One might respond that p -> q can’t have the same truth conditions as (~p or q) because their negations have different assertion conditions. But an argument that simple would just be a confusion between truth and assertability, and not worth the electrons it’s reflected off.
Why the concern then? Well, largely because I’m in print rejecting the equivalence between p -> q and (~p or q), and I would like the things I’m in print rejecting to be wrong. Not the deepest reason ever, but a reason.

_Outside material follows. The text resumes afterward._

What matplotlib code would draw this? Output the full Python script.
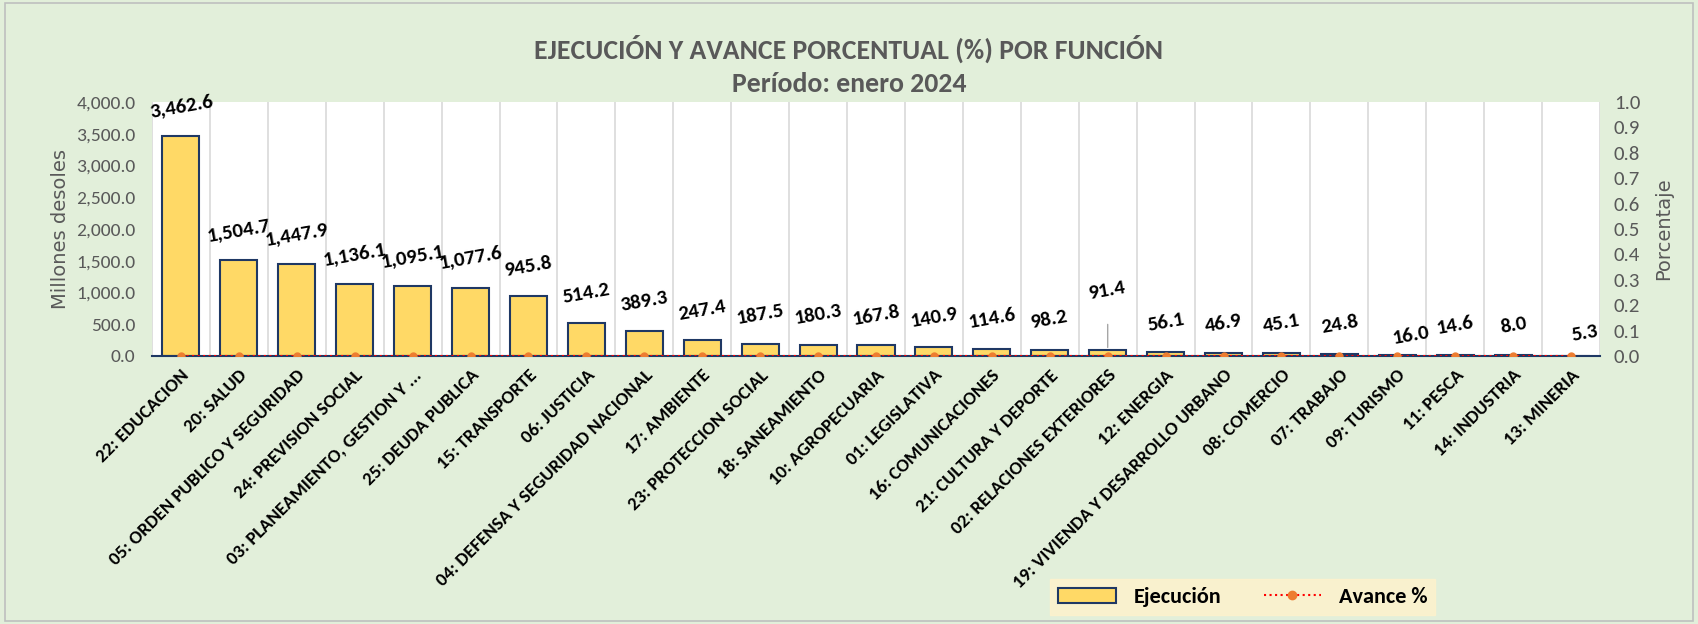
import numpy as np
import matplotlib
matplotlib.use("Agg")
import matplotlib.pyplot as plt
from matplotlib.patches import Patch, Rectangle
from matplotlib.lines import Line2D
from matplotlib.ticker import FuncFormatter, MultipleLocator

plt.rcParams['font.family'] = ['Carlito', 'Lato', 'DejaVu Sans']

# data
funciones = [
    '22: EDUCACION', '20: SALUD', '05: ORDEN PUBLICO Y SEGURIDAD',
    '24: PREVISION SOCIAL', '03: PLANEAMIENTO, GESTION Y ...', '25: DEUDA PUBLICA',
    '15: TRANSPORTE', '06: JUSTICIA', '04: DEFENSA Y SEGURIDAD NACIONAL',
    '17: AMBIENTE', '23: PROTECCION SOCIAL', '18: SANEAMIENTO',
    '10: AGROPECUARIA', '01: LEGISLATIVA', '16: COMUNICACIONES',
    '21: CULTURA Y DEPORTE', '02: RELACIONES EXTERIORES', '12: ENERGIA',
    '19: VIVIENDA Y DESARROLLO URBANO', '08: COMERCIO', '07: TRABAJO',
    '09: TURISMO', '11: PESCA', '14: INDUSTRIA', '13: MINERIA',
]
ejecucion = [3462.6, 1504.7, 1447.9, 1136.1, 1095.1, 1077.6, 945.8, 514.2, 389.3,
             247.4, 187.5, 180.3, 167.8, 140.9, 114.6, 98.2, 91.4, 56.1, 46.9,
             45.1, 24.8, 16.0, 14.6, 8.0, 5.3]
avance = [0.0] * 25

# label nudges (pixels) where the original labels were moved
label_nudge = {16: (0, 30), 21: (14, -10), 24: (14, -8)}

BG = '#E2EFDA'
BAR = '#FFD966'
EDGE = '#1F3864'
GREY = '#595959'

fig = plt.figure(figsize=(16.98, 6.24), dpi=100, facecolor=BG)
fig.patches.append(Rectangle((0.003, 0.005), 0.994, 0.99, transform=fig.transFigure,
                             fill=False, edgecolor='#BFBFBF', linewidth=1.2))
ax = fig.add_axes([0.0895, 0.4295, 0.8528, 0.4070])
ax.set_facecolor('white')

x = np.arange(len(funciones))
ax.bar(x, ejecucion, width=0.64, color=BAR, edgecolor=EDGE, linewidth=1.5, zorder=2)
ax.set_xlim(-0.5, len(funciones) - 0.5)
ax.set_ylim(0, 4000)
ax.yaxis.set_major_locator(MultipleLocator(500))
ax.yaxis.set_major_formatter(FuncFormatter(lambda v, p: f'{v:,.1f}'))
ax.tick_params(axis='y', length=0, labelsize=14, labelcolor=GREY, pad=12)
ax.set_ylabel('Millones desoles', fontsize=14, color=GREY, family='DejaVu Sans', labelpad=4)

ax.set_xticks(x)
ax.set_xticklabels(funciones, rotation=45, ha='right', rotation_mode='anchor',
                   fontsize=13.5, fontweight='bold')
ax.tick_params(axis='x', length=0, pad=8)
ax.set_xticks(np.arange(-0.5, len(funciones), 1), minor=True)
ax.tick_params(axis='x', which='minor', length=0)
ax.grid(True, which='minor', axis='x', color='#D9D9D9', linewidth=1.2, zorder=0)
ax.grid(False, which='major')

for s in ['top', 'left', 'right']:
    ax.spines[s].set_visible(False)
ax.spines['bottom'].set_color(EDGE)
ax.spines['bottom'].set_linewidth(1.5)

for i, v in enumerate(ejecucion):
    dx, dy = label_nudge.get(i, (0, 0))
    ax.annotate(f'{v:,.1f}', (i, v), xytext=(dx, 30 + dy), textcoords='offset pixels',
                ha='center', va='center', rotation=10, fontsize=15, fontweight='bold',
                color='black', zorder=5)
# leader line for the moved label
ax.annotate('', (16, ejecucion[16]), xytext=(16, ejecucion[16] + 450),
            arrowprops=dict(arrowstyle='-', color='#A6A6A6', lw=1))

ax2 = ax.twinx()
ax2.plot(x, avance, color='#FF0000', linestyle=':', linewidth=1.5,
         marker='o', markersize=5, markerfacecolor='#ED7D31', markeredgecolor='#ED7D31',
         zorder=4)
ax2.set_ylim(0, 1.0)
ax2.yaxis.set_major_locator(MultipleLocator(0.1))
ax2.yaxis.set_major_formatter(FuncFormatter(lambda v, p: f'{v:.1f}'))
ax2.tick_params(axis='y', length=0, labelsize=15, labelcolor=GREY, pad=10)
ax2.set_ylabel('Porcentaje', fontsize=14, color=GREY, family='DejaVu Sans', labelpad=10)
for s in ax2.spines.values():
    s.set_visible(False)

fig.text(0.5, 0.922, 'EJECUCIÓN Y AVANCE PORCENTUAL (%) POR FUNCIÓN', ha='center', va='center',
         fontsize=20, fontweight='bold', color=GREY)
fig.text(0.5, 0.866, 'Período: enero 2024', ha='center', va='center',
         fontsize=20, fontweight='bold', color=GREY)

handles = [Patch(facecolor=BAR, edgecolor=EDGE, linewidth=1.5, label='Ejecución'),
           Line2D([0], [0], color='#FF0000', linestyle=':', linewidth=1.5, marker='o',
                  markersize=6, markerfacecolor='#ED7D31', markeredgecolor='#ED7D31',
                  label='Avance %')]
leg = fig.legend(handles=handles, loc='center', bbox_to_anchor=(0.732, 0.043), ncol=2,
                 frameon=True, fancybox=False, prop={'weight': 'bold', 'size': 16},
                 handlelength=2.6, columnspacing=1.9, borderpad=0.35)
leg.get_frame().set_facecolor('#FFF2CC')
leg.get_frame().set_edgecolor('#FFF2CC')

fig.savefig('out.png', dpi=100, facecolor=BG)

Anyway, here’s a little argument that the equivalence (or near equivalence) in assertion conditions between p -> q and (~p or q) is not grounded in a truth-conditional equivalence. Consider the following argument.
1. (A & B) -> C Premise
2. ~(A & B) or C From 1
3. (~A or ~B) or C DeMorgan from 2
4. (~A or C) or (~B or C) Distribution from 3
5. (A -> C) or (B -> C) From 2
Note that this argument is not assertability preserving. We could be in a position to say, for example, If you fill the room with gas and light a match, the room will explode, while not being in a position to say If you fill the room with gas, the room will explode, or if you light a match, the room will explode. In that case, all the steps before the last one are assertability preserving. Letting A, B and C be as defined in that example, we can say 1, 2, 3 and 4. But the inference to 5 is mistaken.

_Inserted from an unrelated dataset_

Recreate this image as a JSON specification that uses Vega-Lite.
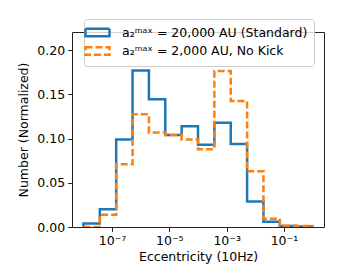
{
  "$schema": "https://vega.github.io/schema/vega-lite/v6.json",
  "autosize": {"type": "none"},
  "padding": {"left": 72, "top": 32, "right": 36, "bottom": 43},
  "width": 252,
  "height": 195,
  "background": "white",
  "config": {
    "view": {"stroke": "#222", "strokeWidth": 1},
    "font": "DejaVu Sans",
    "axis": {
      "labelFont": "DejaVu Sans", "titleFont": "DejaVu Sans",
      "labelFontSize": 12.5, "titleFontSize": 12.5,
      "labelColor": "black", "titleColor": "black",
      "titleFontWeight": "normal",
      "tickColor": "#222", "tickSize": 4.4, "tickWidth": 1,
      "labelPadding": 3, "grid": false, "domain": false
    }
  },
  "data": {"values": [
    {"s": "a₂ᵐᵃˣ = 20,000 AU (Standard)", "o": 0, "x": 1e-8, "y": 0},
    {"s": "a₂ᵐᵃˣ = 20,000 AU (Standard)", "o": 1, "x": 1e-8, "y": 0.004},
    {"s": "a₂ᵐᵃˣ = 20,000 AU (Standard)", "o": 2, "x": 3.7276e-8, "y": 0.020},
    {"s": "a₂ᵐᵃˣ = 20,000 AU (Standard)", "o": 3, "x": 1.3895e-7, "y": 0.099},
    {"s": "a₂ᵐᵃˣ = 20,000 AU (Standard)", "o": 4, "x": 5.1795e-7, "y": 0.177},
    {"s": "a₂ᵐᵃˣ = 20,000 AU (Standard)", "o": 5, "x": 1.9307e-6, "y": 0.1445},
    {"s": "a₂ᵐᵃˣ = 20,000 AU (Standard)", "o": 6, "x": 7.1969e-6, "y": 0.104},
    {"s": "a₂ᵐᵃˣ = 20,000 AU (Standard)", "o": 7, "x": 2.6827e-5, "y": 0.114},
    {"s": "a₂ᵐᵃˣ = 20,000 AU (Standard)", "o": 8, "x": 1e-4, "y": 0.093},
    {"s": "a₂ᵐᵃˣ = 20,000 AU (Standard)", "o": 9, "x": 3.7276e-4, "y": 0.118},
    {"s": "a₂ᵐᵃˣ = 20,000 AU (Standard)", "o": 10, "x": 1.3895e-3, "y": 0.094},
    {"s": "a₂ᵐᵃˣ = 20,000 AU (Standard)", "o": 11, "x": 5.1795e-3, "y": 0.029},
    {"s": "a₂ᵐᵃˣ = 20,000 AU (Standard)", "o": 12, "x": 1.9307e-2, "y": 0.006},
    {"s": "a₂ᵐᵃˣ = 20,000 AU (Standard)", "o": 13, "x": 7.1969e-2, "y": 0.001},
    {"s": "a₂ᵐᵃˣ = 20,000 AU (Standard)", "o": 14, "x": 0.26827, "y": 0.0005},
    {"s": "a₂ᵐᵃˣ = 20,000 AU (Standard)", "o": 15, "x": 1, "y": 0.0005},
    {"s": "a₂ᵐᵃˣ = 20,000 AU (Standard)", "o": 16, "x": 1, "y": 0},
    {"s": "a₂ᵐᵃˣ = 2,000 AU, No Kick", "o": 0, "x": 1e-8, "y": 0},
    {"s": "a₂ᵐᵃˣ = 2,000 AU, No Kick", "o": 1, "x": 1e-8, "y": 0},
    {"s": "a₂ᵐᵃˣ = 2,000 AU, No Kick", "o": 2, "x": 3.7276e-8, "y": 0.014},
    {"s": "a₂ᵐᵃˣ = 2,000 AU, No Kick", "o": 3, "x": 1.3895e-7, "y": 0.071},
    {"s": "a₂ᵐᵃˣ = 2,000 AU, No Kick", "o": 4, "x": 5.1795e-7, "y": 0.1275},
    {"s": "a₂ᵐᵃˣ = 2,000 AU, No Kick", "o": 5, "x": 1.9307e-6, "y": 0.107},
    {"s": "a₂ᵐᵃˣ = 2,000 AU, No Kick", "o": 6, "x": 7.1969e-6, "y": 0.104},
    {"s": "a₂ᵐᵃˣ = 2,000 AU, No Kick", "o": 7, "x": 2.6827e-5, "y": 0.099},
    {"s": "a₂ᵐᵃˣ = 2,000 AU, No Kick", "o": 8, "x": 1e-4, "y": 0.088},
    {"s": "a₂ᵐᵃˣ = 2,000 AU, No Kick", "o": 9, "x": 3.7276e-4, "y": 0.1766},
    {"s": "a₂ᵐᵃˣ = 2,000 AU, No Kick", "o": 10, "x": 1.3895e-3, "y": 0.1426},
    {"s": "a₂ᵐᵃˣ = 2,000 AU, No Kick", "o": 11, "x": 5.1795e-3, "y": 0.063},
    {"s": "a₂ᵐᵃˣ = 2,000 AU, No Kick", "o": 12, "x": 1.9307e-2, "y": 0.0094},
    {"s": "a₂ᵐᵃˣ = 2,000 AU, No Kick", "o": 13, "x": 7.1969e-2, "y": 0.0015},
    {"s": "a₂ᵐᵃˣ = 2,000 AU, No Kick", "o": 14, "x": 0.26827, "y": 0.001},
    {"s": "a₂ᵐᵃˣ = 2,000 AU, No Kick", "o": 15, "x": 1, "y": 0.001},
    {"s": "a₂ᵐᵃˣ = 2,000 AU, No Kick", "o": 16, "x": 1, "y": 0}
  ]},
  "mark": {"type": "line", "interpolate": "step-after", "strokeWidth": 2.5, "clip": true},
  "encoding": {
    "x": {
      "field": "x", "type": "quantitative",
      "scale": {"type": "log", "domain": [3.981e-9, 2.512], "nice": false},
      "axis": {
        "title": "Eccentricity (10Hz)",
        "values": [1e-7, 1e-5, 1e-3, 1e-1],
        "labelExpr": "datum.value < 1e-6 ? '10⁻⁷' : datum.value < 1e-4 ? '10⁻⁵' : datum.value < 1e-2 ? '10⁻³' : '10⁻¹'",
        "titlePadding": 4
      }
    },
    "y": {
      "field": "y", "type": "quantitative",
      "scale": {"domain": [0, 0.2207], "nice": false, "zero": true},
      "axis": {
        "title": "Number (Normalized)",
        "values": [0, 0.05, 0.1, 0.15, 0.2],
        "format": ".2f",
        "titlePadding": 6
      }
    },
    "order": {"field": "o", "type": "quantitative"},
    "color": {
      "field": "s", "type": "nominal",
      "scale": {"domain": ["a₂ᵐᵃˣ = 20,000 AU (Standard)", "a₂ᵐᵃˣ = 2,000 AU, No Kick"], "range": ["#1f77b4", "#ff7f0e"]},
      "legend": {
        "title": null, "orient": "none", "legendX": 12, "legendY": -13,
        "symbolType": "M-2,-0.625H2V0.625H-2Z", "symbolSize": 144,
        "symbolStrokeWidth": 2.5, "symbolFillColor": "transparent",
        "labelFont": "DejaVu Sans", "labelFontSize": 12.5, "labelColor": "black",
        "labelLimit": 400, "labelOffset": 17, "padding": 6, "rowPadding": -0.5,
        "fillColor": "rgba(255,255,255,0.8)", "strokeColor": "#cccccc", "cornerRadius": 3
      }
    },
    "strokeDash": {
      "field": "s", "type": "nominal",
      "scale": {"domain": ["a₂ᵐᵃˣ = 20,000 AU (Standard)", "a₂ᵐᵃˣ = 2,000 AU, No Kick"], "range": [[1, 0], [7, 3]]},
      "legend": null
    }
  }
}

Now that should be an interesting fact. If (~p or q) is equivalent to p -> q, then we would expect that we could just substitute one for the other in a disjunction. But that’s what we cannot do here. This isn’t a knock-down argument, but it is I think a little evidence that we should be looking for a pragmatic explanation of what (~p or q) and p -> q have in common, rather than what separates them. This is hardly a new conclusion – there’s a Stalnaker paper from I think 1975 trying to explain why the assertion conditions for (~p or q) and p -> q might be the same even though their truth conditions are different – but I don’t think I’ve ever seen anyone argue quite this way for Stalnaker’s approach.